I know it’s late, but there’s still plenty of time to plant some pole beans, so I’m going to get on it next weekend. This past weekend I surveyed my bamboo poles to see what shape they were in. The poles themselves are doing fine still, but the natural-fiber twine that I used to tie them together has definitely succumbed to the elements. I will have to re-tie them to form a sturdy tepee for my beans to climb up. Tepees are great for any twining vines, so you may find other uses for them as well.

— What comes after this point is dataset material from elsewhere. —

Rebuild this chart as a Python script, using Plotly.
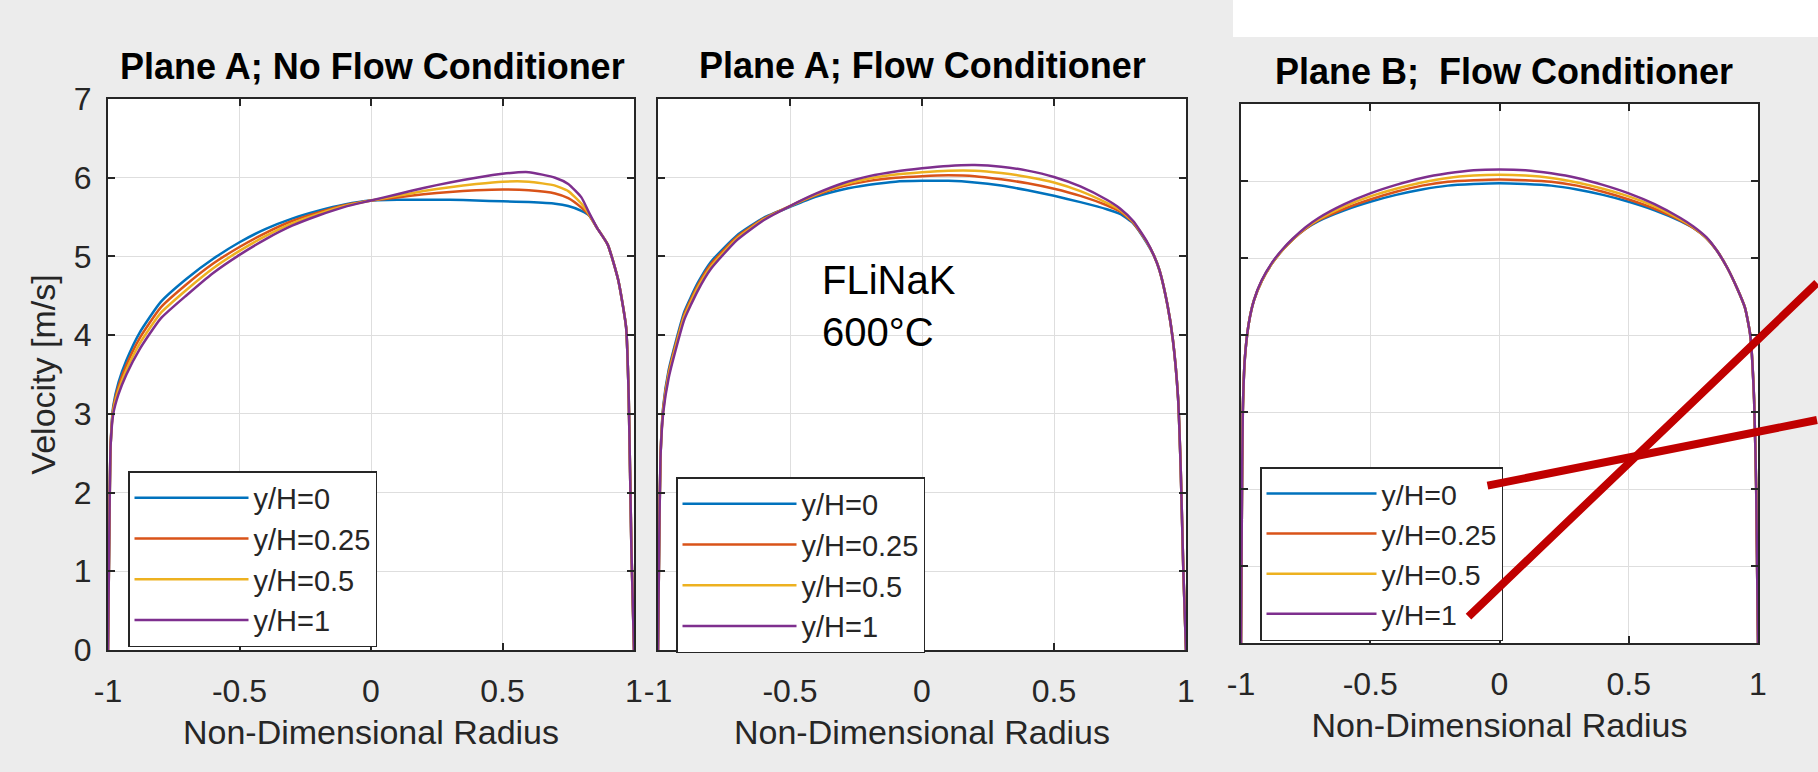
import plotly.graph_objects as go

W, H = 1818, 772

series_names = ["y/H=0", "y/H=0.25", "y/H=0.5", "y/H=1"]
series_colors = ["#0072BD", "#D95319", "#EDB120", "#7E2F8E"]

x_tick_vals = [-1, -0.5, 0, 0.5, 1]
x_tick_text = ["-1", "-0.5", "0", "0.5", "1"]
y_tick_vals = [0, 1, 2, 3, 4, 5, 6, 7]
y_tick_text = ["0", "1", "2", "3", "4", "5", "6", "7"]

# Plane A, no flow conditioner
radius_a_nfc = [-1.0, -0.995, -0.99, -0.98, -0.96, -0.93, -0.88, -0.8, -0.7, -0.6, -0.5,
                -0.4, -0.3, -0.2, -0.1, 0.0, 0.1, 0.2, 0.3, 0.4, 0.5, 0.6, 0.7, 0.75,
                0.8, 0.83, 0.86, 0.9, 0.94, 0.97, 0.98, 0.99, 1.0]
vel_a_nfc_0 = [0, 1.5, 2.6, 3.1, 3.4, 3.68, 4.03, 4.42, 4.72, 4.97, 5.18, 5.35, 5.48, 5.58,
               5.66, 5.71, 5.72, 5.72, 5.72, 5.71, 5.7, 5.69, 5.67, 5.64, 5.58, 5.52, 5.36,
               5.15, 4.7, 4.1, 3.2, 1.3, 0]
vel_a_nfc_025 = [0, 1.5, 2.6, 3.07, 3.35, 3.62, 3.96, 4.35, 4.65, 4.91, 5.12, 5.3, 5.45, 5.56,
                 5.65, 5.71, 5.75, 5.79, 5.82, 5.84, 5.85, 5.84, 5.8, 5.74, 5.62, 5.52, 5.36,
                 5.15, 4.7, 4.1, 3.2, 1.3, 0]
vel_a_nfc_05 = [0, 1.5, 2.6, 3.04, 3.3, 3.56, 3.89, 4.28, 4.58, 4.85, 5.07, 5.26, 5.42, 5.54,
                5.64, 5.71, 5.77, 5.83, 5.88, 5.92, 5.95, 5.95, 5.9, 5.83, 5.67, 5.53, 5.36,
                5.15, 4.7, 4.1, 3.2, 1.3, 0]
vel_a_nfc_1 = [0, 1.5, 2.6, 3.0, 3.25, 3.5, 3.82, 4.21, 4.51, 4.79, 5.02, 5.22, 5.39, 5.52,
               5.63, 5.71, 5.79, 5.87, 5.94, 6.0, 6.05, 6.07, 6.0, 5.92, 5.75, 5.55, 5.36,
               5.15, 4.7, 4.1, 3.2, 1.3, 0]

# Plane A, with flow conditioner
radius_a_fc = [-1.0, -0.995, -0.99, -0.98, -0.96, -0.93, -0.9, -0.85, -0.8, -0.7, -0.6, -0.5,
               -0.4, -0.3, -0.2, -0.1, 0.0, 0.1, 0.2, 0.3, 0.4, 0.5, 0.6, 0.7, 0.75, 0.8,
               0.85, 0.88, 0.9, 0.93, 0.95, 0.97, 0.98, 0.99, 1.0]
vel_a_fc_0 = [0, 1.5, 2.5, 3.1, 3.55, 3.95, 4.3, 4.66, 4.93, 5.27, 5.49, 5.63, 5.76, 5.85, 5.91,
              5.95, 5.96, 5.96, 5.94, 5.9, 5.84, 5.77, 5.69, 5.6, 5.54, 5.42, 5.18, 5.0, 4.82,
              4.38, 3.95, 3.2, 2.3, 1.0, 0]
vel_a_fc_025 = [0, 1.5, 2.5, 3.08, 3.52, 3.92, 4.27, 4.63, 4.9, 5.25, 5.48, 5.64, 5.78, 5.89,
                5.96, 6.0, 6.02, 6.03, 6.02, 5.98, 5.93, 5.86, 5.77, 5.65, 5.57, 5.43, 5.19,
                5.0, 4.82, 4.38, 3.95, 3.2, 2.3, 1.0, 0]
vel_a_fc_05 = [0, 1.5, 2.5, 3.05, 3.49, 3.89, 4.24, 4.6, 4.87, 5.23, 5.47, 5.64, 5.79, 5.91,
               5.99, 6.04, 6.07, 6.09, 6.09, 6.06, 6.01, 5.94, 5.83, 5.68, 5.59, 5.44, 5.19,
               5.0, 4.82, 4.38, 3.95, 3.2, 2.3, 1.0, 0]
vel_a_fc_1 = [0, 1.5, 2.5, 3.02, 3.45, 3.85, 4.2, 4.56, 4.84, 5.21, 5.46, 5.64, 5.8, 5.93, 6.02,
              6.08, 6.12, 6.15, 6.16, 6.14, 6.09, 6.01, 5.89, 5.72, 5.61, 5.45, 5.2, 5.0, 4.82,
              4.38, 3.95, 3.2, 2.3, 1.0, 0]

# Plane B, with flow conditioner
radius_b_fc = [-1.0, -0.997, -0.993, -0.985, -0.97, -0.95, -0.92, -0.88, -0.84, -0.8, -0.75,
               -0.7, -0.6, -0.5, -0.4, -0.3, -0.2, -0.1, 0.0, 0.1, 0.2, 0.3, 0.4, 0.5, 0.6,
               0.7, 0.75, 0.8, 0.84, 0.88, 0.92, 0.95, 0.97, 0.985, 0.993, 1.0]
vel_b_fc_0 = [0, 1.6, 3.0, 3.7, 4.15, 4.45, 4.7, 4.93, 5.1, 5.24, 5.38, 5.48, 5.62, 5.73, 5.82,
              5.89, 5.94, 5.96, 5.97, 5.96, 5.94, 5.89, 5.82, 5.73, 5.62, 5.48, 5.39, 5.26,
              5.1, 4.88, 4.6, 4.35, 4.0, 3.16, 2.0, 0]
vel_b_fc_025 = [0, 1.6, 3.0, 3.7, 4.15, 4.45, 4.7, 4.93, 5.1, 5.24, 5.38, 5.49, 5.64, 5.76,
                5.86, 5.94, 5.99, 6.01, 6.02, 6.01, 5.99, 5.94, 5.86, 5.76, 5.64, 5.49, 5.39,
                5.26, 5.1, 4.88, 4.6, 4.35, 4.0, 3.16, 2.0, 0]
vel_b_fc_05 = [0, 1.6, 3.0, 3.7, 4.15, 4.45, 4.7, 4.93, 5.1, 5.24, 5.39, 5.5, 5.67, 5.8, 5.9,
               5.98, 6.04, 6.07, 6.08, 6.07, 6.04, 5.98, 5.9, 5.8, 5.67, 5.5, 5.4, 5.26, 5.1,
               4.88, 4.6, 4.35, 4.0, 3.16, 2.0, 0]
vel_b_fc_1 = [0, 1.6, 3.0, 3.7, 4.15, 4.45, 4.71, 4.94, 5.11, 5.25, 5.4, 5.52, 5.7, 5.84, 5.95,
              6.04, 6.1, 6.14, 6.15, 6.14, 6.1, 6.04, 5.95, 5.84, 5.7, 5.52, 5.41, 5.27, 5.1,
              4.88, 4.6, 4.35, 4.0, 3.16, 2.0, 0]

FONT = "Liberation Sans, Arial, Helvetica, sans-serif"
INK = "#262626"


def fx(px):
    return px / W


def fy(px):
    return 1 - px / H


panels = [
    dict(radius=radius_a_nfc, vels=[vel_a_nfc_0, vel_a_nfc_025, vel_a_nfc_05, vel_a_nfc_1],
         xa="x", ya="y", legend="legend"),
    dict(radius=radius_a_fc, vels=[vel_a_fc_0, vel_a_fc_025, vel_a_fc_05, vel_a_fc_1],
         xa="x2", ya="y2", legend="legend2"),
    dict(radius=radius_b_fc, vels=[vel_b_fc_0, vel_b_fc_025, vel_b_fc_05, vel_b_fc_1],
         xa="x3", ya="y3", legend="legend3"),
]

fig = go.Figure()
for p in panels:
    for name, color, vel in zip(series_names, series_colors, p["vels"]):
        fig.add_trace(go.Scatter(
            x=p["radius"], y=vel, name=name, mode="lines",
            line=dict(color=color, width=2.5, shape="spline", smoothing=0.5),
            xaxis=p["xa"], yaxis=p["ya"], legend=p["legend"],
        ))


def x_axis(domain, anchor):
    return dict(
        domain=domain, anchor=anchor, range=[-1, 1],
        tickmode="array", tickvals=x_tick_vals, ticktext=x_tick_text,
        ticks="inside", ticklen=7, tickwidth=1.5, tickcolor=INK,
        showline=True, linecolor=INK, linewidth=2, mirror="allticks",
        showgrid=True, gridcolor="#dedede", gridwidth=1, zeroline=False,
        tickfont=dict(family=FONT, size=32, color=INK), ticklabelstandoff=12,
        title=dict(text="Non-Dimensional Radius", font=dict(family=FONT, size=34, color=INK),
                   standoff=12),
        automargin=False, fixedrange=True,
    )


def y_axis(domain, anchor, labels):
    return dict(
        domain=domain, anchor=anchor, range=[0, 7],
        tickmode="array", tickvals=y_tick_vals, ticktext=y_tick_text,
        showticklabels=labels,
        ticks="inside", ticklen=7, tickwidth=1.5, tickcolor=INK,
        showline=True, linecolor=INK, linewidth=2, mirror="allticks",
        showgrid=True, gridcolor="#dedede", gridwidth=1, zeroline=False,
        tickfont=dict(family=FONT, size=32, color=INK), ticklabelstandoff=8,
        automargin=False, fixedrange=True,
    )


def legend_box(left, top, size, sample):
    return dict(
        x=fx(left), y=fy(top), xanchor="left", yanchor="top",
        bgcolor="white", bordercolor=INK, borderwidth=1.5,
        font=dict(family=FONT, size=size, color=INK),
        itemwidth=sample, traceorder="normal",
    )


ya1 = y_axis([fy(650), fy(99)], "x", True)
ya1["title"] = dict(text="Velocity [m/s]", font=dict(family=FONT, size=34, color=INK), standoff=8)

fig.update_layout(
    width=W, height=H,
    margin=dict(l=0, r=0, t=0, b=0),
    paper_bgcolor="#ececec", plot_bgcolor="white",
    xaxis=x_axis([fx(108), fx(634)], "y"),
    yaxis=ya1,
    xaxis2=x_axis([fx(658), fx(1186)], "y2"),
    yaxis2=y_axis([fy(650), fy(99)], "x2", False),
    xaxis3=x_axis([fx(1241), fx(1758)], "y3"),
    yaxis3=y_axis([fy(643), fy(104)], "x3", False),
    legend=legend_box(128, 471, 29, 114),
    legend2=legend_box(676, 477, 29, 114),
    legend3=legend_box(1260, 467, 28.5, 110),
    showlegend=True,
)

titles = [
    ("Plane A; No Flow Conditioner", 372, 67),
    ("Plane A; Flow Conditioner", 923, 66),
    ("Plane B;\u00a0 Flow Conditioner", 1504, 71),
]
for text, cx, cy in titles:
    fig.add_annotation(
        text=f"<b>{text}</b>", x=fx(cx), y=fy(cy), xref="paper", yref="paper",
        xanchor="center", yanchor="middle", showarrow=False,
        font=dict(family=FONT, size=36, color="black"),
    )

fig.add_annotation(
    text="FLiNaK<br>600°C", x=fx(820), y=fy(256), xref="paper", yref="paper",
    xanchor="left", yanchor="top", align="left", showarrow=False,
    font=dict(family=FONT, size=40, color="black"),
)

# white strip above the right-hand panel
fig.add_shape(type="rect", xref="paper", yref="paper", x0=fx(1233), x1=1, y0=fy(37), y1=1,
              fillcolor="white", line=dict(width=0), layer="below")

# red pointer strokes, drawn as headless arrows so they sit above the legend box
pointers = [((1486, 486), (1818, 420)), ((1467, 618), (1818, 283))]
for (tx, ty), (hx, hy) in pointers:
    fig.add_annotation(
        text="", x=fx(hx), y=fy(hy), xref="paper", yref="paper",
        ax=tx - hx, ay=ty - hy, axref="pixel", ayref="pixel",
        showarrow=True, arrowhead=0, arrowwidth=8, arrowcolor="#C00000",
        standoff=0, startstandoff=0,
    )

fig.write_html("out.html")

I start with three poles that are around one to one and a half inches in diameter. The length may vary depending on what the ultimate height of the vine will be; for my beans, the poles are about nine feet long. Laying them on the ground next to each other, I wrap strands of twine around all three poles about six inches below their top. Three or four circuits will do. Don’t wrap too tightly as the next step is to wrap the twine around those strands in the opposite direction between the pairs of poles (rightmost pole and middle pole, then middle pole and leftmost pole). The tighter you wrap in this direction, the easier it will be to stand the poles up and position them later. Tie the twine off to itself on the second or third wrap. When you stand the poles up, you can now fan them out to form the tepee. If you are nervous, you can do another quick wrap around the intersection once it is standing, but it shouldn’t be necessary. Your soil should be soft enough to push the legs of the tepee in up to a foot or so. If your structure gets top-heavy when covered with vines, you can pound another short stake in next to each leg of the tepee and tie them together for stability.

I’ll plant several seeds at the base of each pole. In August, I should be enjoying tender, fresh green beans every week until the end of summer.